Origin uncertain; probably of North Germanic origin, compare dialectal Norwegian rugga (“coarse coverlet”), Swedish rugg (“rough entangled hair”), from Old Norse rǫgg (“shagginess; tuft”), from Proto-Germanic *rawwō (“long wool”), related to English rag and rough.
rug (plural rugs)
- A partial covering for a floor. 
- (Britain, Australia) A (usually thick) piece of fabric used for warmth (especially on a bed); a blanket. 
- (historical, now rare) A kind of coarse, heavy frieze, formerly used for clothing. 
- (historical, now rare) A cloak or mantle made of such a frieze. 
- (obsolete, rare) A person wearing a rug. 
- A cloth covering for a horse. 
- (obsolete, rare) A dense layer of natural vegetation that precludes the growth of crops. 

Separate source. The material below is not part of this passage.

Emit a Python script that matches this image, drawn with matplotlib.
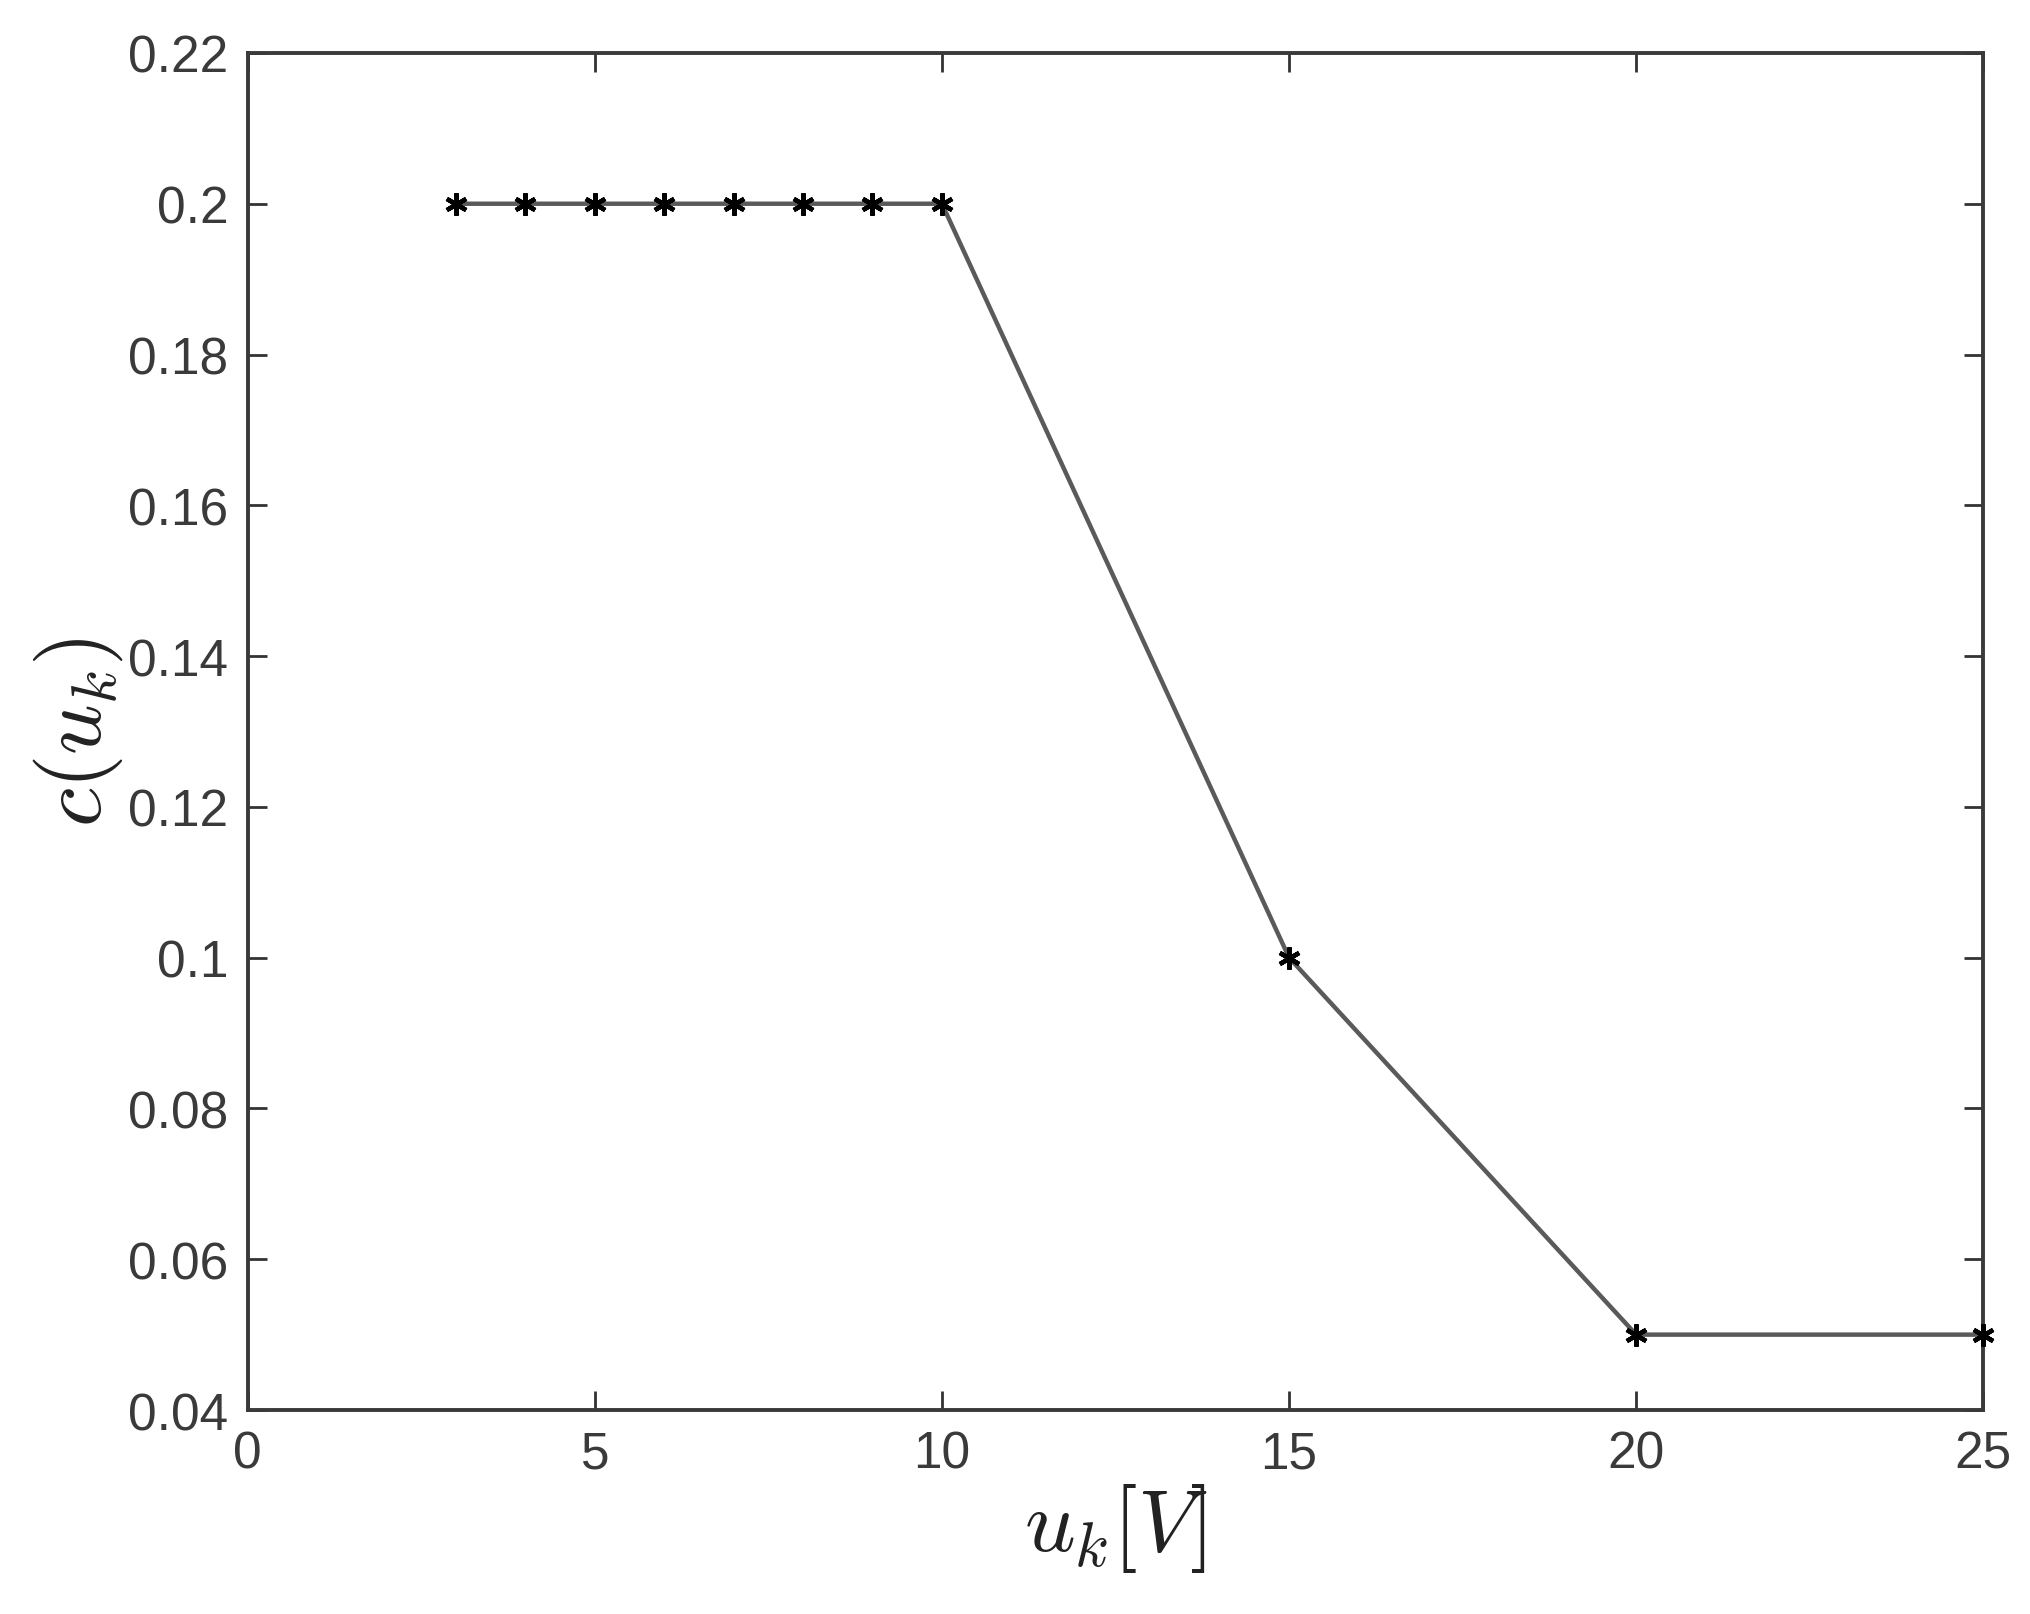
import matplotlib.pyplot as plt
import numpy as np
from matplotlib.ticker import FuncFormatter, MultipleLocator

# data
u_k = [3, 4, 5, 6, 7, 8, 9, 10, 15, 20, 25]
c_u = [0.2, 0.2, 0.2, 0.2, 0.2, 0.2, 0.2, 0.2, 0.1, 0.05, 0.05]

plt.rcParams['font.family'] = ['Liberation Sans', 'DejaVu Sans']
plt.rcParams['mathtext.fontset'] = 'cm'
plt.rcParams['xtick.direction'] = 'in'
plt.rcParams['ytick.direction'] = 'in'

fig = plt.figure(figsize=(20.30, 16.15), dpi=100)
ax = fig.add_axes([0.122, 0.1263, 0.855, 0.8403])

ax.plot(u_k, c_u, color='#5a5a5a', linewidth=3.2, marker=(6, 2, 0), markersize=16,
        markeredgewidth=3.2, markerfacecolor='black', markeredgecolor='black',
        clip_on=False, zorder=3)

ax.set_xlim(0, 25)
ax.set_ylim(0.04, 0.22)
ax.xaxis.set_major_locator(MultipleLocator(5))
ax.yaxis.set_major_locator(MultipleLocator(0.02))
ax.yaxis.set_major_formatter(FuncFormatter(lambda v, p: '%g' % round(v, 2)))

ax.tick_params(axis='both', which='major', top=True, right=True, length=14,
               width=2, color='#333333', labelsize=37, labelcolor='#3a3a3a', pad=14)
for s in ax.spines.values():
    s.set_linewidth(2.8)
    s.set_color('#3a3a3a')

ax.set_xlabel(r'$u_k[V]$', fontsize=64, color='#222222', labelpad=2)
ax.set_ylabel(r'$c(u_k)$', fontsize=64, color='#222222', labelpad=2)

plt.savefig('out.png', dpi=100)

- (slang) The female pubic hair. 
- A rough, woolly, or shaggy dog.
- (slang) A wig; a hairpiece. 
- (colloquial) A dense growth of chest hair. 
rug (third-person singular simple present rugs, present participle rugging, simple past and past participle rugged)
- (Scotland) To pull roughly or hastily; to plunder; to spoil; to tear.